This work addresses the challenge of achieving high-precision closed-loop control in fiber-reinforced pneumatic helical actuators, which suffer from strong hysteresis and a lack of intrinsic sensing capability. To overcome these limitations, the authors innovatively embed conductive nickel wires within the actuator to enable self-sensing of force through inductance signals, from which displacement is indirectly inferred. A parametric inductance–force model is developed and integrated with an extended Kalman filter and constrained optimization to construct a nonlinear hybrid observer that effectively mitigates ambiguity in the inductance–force mapping and compensates for hysteresis effects. Experimental results demonstrate that the proposed approach achieves force estimation accuracy comparable to that of external force sensors across varying loads, significantly enhancing the actuator’s proprioceptive capability and control robustness.
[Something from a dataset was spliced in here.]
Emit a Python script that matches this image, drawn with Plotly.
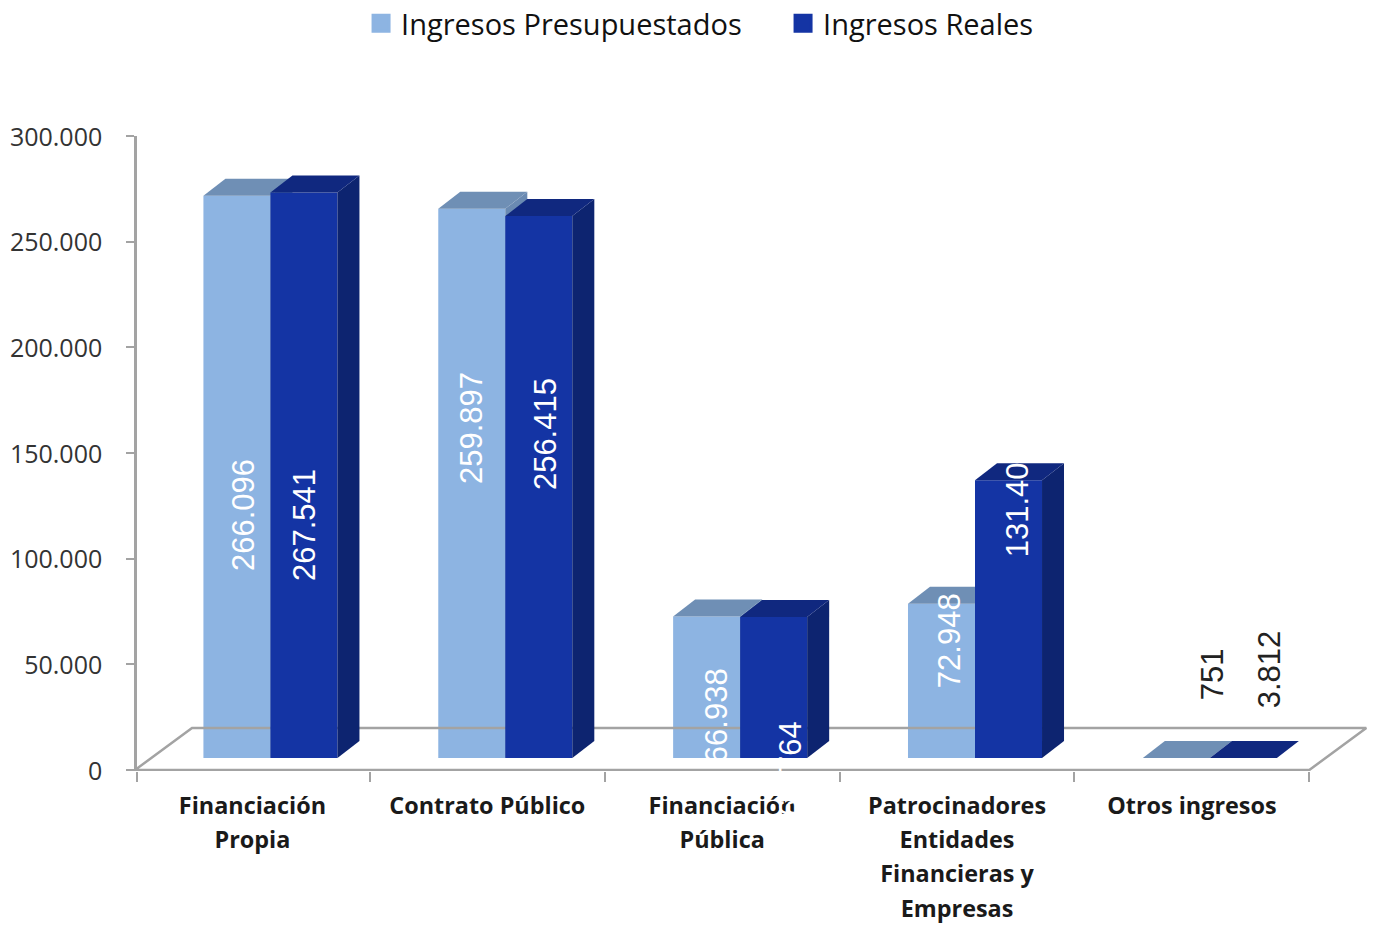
import plotly.graph_objects as go

CATEGORIES = ["Financiación<br>Propia", "Contrato Público", "Financiación<br>Pública",
              "Patrocinadores<br>Entidades<br>Financieras y<br>Empresas", "Otros ingresos"]
SERIES_NAMES = ["Ingresos Presupuestados", "Ingresos Reales"]
PRESUPUESTADOS = [266096, 259897, 66938, 72948, 0]
REALES = [267541, 256415, 66764, 131404, 0]
PRESUP_LABELS = ["266.096", "259.897", "66.938", "72.948", "751"]
REAL_LABELS = ["267.541", "256.415", "66.764", "131.404", "3.812"]
Y_TICKS = [0, 50000, 100000, 150000, 200000, 250000, 300000]
Y_TICK_LABELS = ["0", "50.000", "100.000", "150.000", "200.000", "250.000", "300.000"]

# geometry of the pseudo-3D view
W, H = 1375, 928
X0_PX, Y0_PX = 135, 770      # pixel of axis origin
PX_X = 234.8                 # pixels per category
PX_Y = 634 / 300000.0        # pixels per unit
X_MIN = 2 / PX_X             # the y axis line is drawn left of the plot area
X_MAX = 5.25
Y_MIN = -1 / PX_Y            # one pixel of room so the floor line is not clipped
L = X0_PX + X_MIN * PX_X
R = W - (X0_PX + X_MAX * PX_X)
T = Y0_PX - 634
B = H - Y0_PX - 1
BAR_W = 67 / PX_X
SHIFT = 18 / PX_X
DX = 22 / PX_X
DY = 17 / PX_Y
LIFT = 12 / PX_Y
FLOOR_DX = 57 / PX_X
FLOOR_DY = 42 / PX_Y

C_PRESUP = dict(front="#8DB4E2", side="#6A8AB2", top="#6F8FB5")
C_REAL = dict(front="#1434A4", side="#0D2470", top="#10287F")
GREY = "#A3A3A3"


def px_x(p):
    return (p - X0_PX) / PX_X


def px_y(p):
    return (Y0_PX - p) / PX_Y


fig = go.Figure()

# floor
fig.add_trace(go.Scatter(
    x=[5, 0, FLOOR_DX, 5 + FLOOR_DX, 5], y=[0, 0, FLOOR_DY, FLOOR_DY, 0], mode="lines",
    line=dict(color=GREY, width=2.5), showlegend=False, hoverinfo="skip"))


def add_series(values, colors, sign, xa, ya):
    xs = [i + 0.5 + SHIFT + sign * BAR_W / 2 for i in range(len(values))]
    fig.add_trace(go.Bar(
        x=xs, y=values, base=[LIFT] * len(values), width=BAR_W,
        marker=dict(color=colors["front"], line=dict(width=0)),
        showlegend=False, xaxis=xa, yaxis=ya, hoverinfo="skip"))
    for xc, v in zip(xs, values):
        x0, x1 = xc - BAR_W / 2, xc + BAR_W / 2
        top = LIFT + v
        if v > 0:
            fig.add_trace(go.Scatter(
                x=[x1, x1 + DX, x1 + DX, x1, x1], y=[LIFT, LIFT + DY, top + DY, top, LIFT],
                mode="lines", fill="toself", fillcolor=colors["side"], line=dict(width=0),
                showlegend=False, xaxis=xa, yaxis=ya, hoverinfo="skip"))
        fig.add_trace(go.Scatter(
            x=[x0, x0 + DX, x1 + DX, x1, x0], y=[top, top + DY, top + DY, top, top],
            mode="lines", fill="toself", fillcolor=colors["top"], line=dict(width=0),
            showlegend=False, xaxis=xa, yaxis=ya, hoverinfo="skip"))


add_series(PRESUPUESTADOS, C_PRESUP, -1, "x", "y")
add_series(REALES, C_REAL, 1, "x2", "y2")

# legend entries
for name, col in zip(SERIES_NAMES, (C_PRESUP["front"], C_REAL["front"])):
    fig.add_trace(go.Scatter(
        x=[None], y=[None], mode="markers", name=name,
        marker=dict(symbol="square", size=16, color=col, line=dict(width=3, color=col))))

# value labels: (x centre px, y centre px, colour)
LABEL_PLACES = [
    (243, 515, "#FFFFFF"), (471, 428, "#FFFFFF"), (716, 716, "#FFFFFF"), (949, 641, "#FFFFFF"), (1212, 674, "#222222"),
    (304, 525, "#FFFFFF"), (545, 434, "#FFFFFF"), (790, 769, "#FFFFFF"), (1017, 501, "#FFFFFF"), (1269, 669, "#222222"),
]
for txt, (px, py, col) in zip(PRESUP_LABELS + REAL_LABELS, LABEL_PLACES):
    fig.add_annotation(x=px_x(px), y=px_y(py), xref="x", yref="y", text=txt, textangle=-90,
                       showarrow=False, font=dict(family="Liberation Sans", size=31, color=col))

CAT_SIZE = 23.4
cat_text = ["<br>".join(f'<span style="font-size:{CAT_SIZE}px">{part}</span>' for part in c.split("<br>"))
            for c in CATEGORIES]

fig.update_layout(
    width=W, height=H, margin=dict(l=L, r=R, t=T, b=B, pad=0, autoexpand=False),
    paper_bgcolor="white", plot_bgcolor="white", barmode="overlay",
    font=dict(family="Open Sans", color="#262626"),
    legend=dict(orientation="h", x=(px_x(361) - X_MIN) / (X_MAX - X_MIN), y=(px_y(-2) - Y_MIN) / (300000 - Y_MIN),
                xanchor="left", yanchor="top",
                font=dict(family="Open Sans", size=29, color="#111111"), entrywidth=377,
                entrywidthmode="pixels", bgcolor="rgba(0,0,0,0)"),
    xaxis=dict(range=[X_MIN, X_MAX], showgrid=False, zeroline=False, showline=False,
               tickvals=[i + 0.5 for i in range(5)], ticktext=cat_text, ticks="", tickangle=0,
               ticklabelstandoff=15,
               tickfont=dict(family="Open Sans", size=26.5, color="#1A1A1A", weight=700),
               minor=dict(tickvals=[X_MIN, 1, 2, 3, 4, 5], ticks="outside", ticklen=10, tickwidth=2, tickcolor=GREY)),
    yaxis=dict(range=[Y_MIN, 300000], showgrid=False, zeroline=False, showline=True, linecolor=GREY, linewidth=2.5,
               tickvals=Y_TICKS, ticktext=Y_TICK_LABELS, ticks="outside", ticklen=8, tickwidth=2, tickcolor=GREY,
               ticklabelstandoff=19, ticklabelshift=1,
               tickfont=dict(family="Open Sans", size=25, color="#333333")),
    xaxis2=dict(range=[X_MIN, X_MAX], overlaying="x", visible=False),
    yaxis2=dict(range=[Y_MIN, 300000], overlaying="y", visible=False),
)

fig.write_html("out.html", post_script="document.body.style.margin='0';", config={"displayModeBar": False})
Fiber-reinforced pneumatic twisted-and-coiled actuators (FR-PTCAs) offer high power density and compliance but their strong hysteresis and lack of intrinsic proprioception limit effective closed-loop control. This paper presents a self-sensing FR-PTCA integrated with a conductive nickel wire that enables intrinsic force estimation and indirect displacement inference via inductance feedback. Experimental characterization reveals that the inductance of the actuator exhibits a deterministic, low-hysteresis inductance-force relationship at constant pressures, in contrast to the strongly hysteretic inductance-length behavior. Leveraging this property, this paper develops a parametric self-sensing model and a nonlinear hybrid observer that integrates an Extended Kalman Filter (EKF) with constrained optimization to resolve the ambiguity in the inductance-force mapping and estimate actuator states. Experimental results demonstrate that the proposed approach achieves force estimation accuracy comparable to that of external load cells and maintains robust performance under varying load conditions.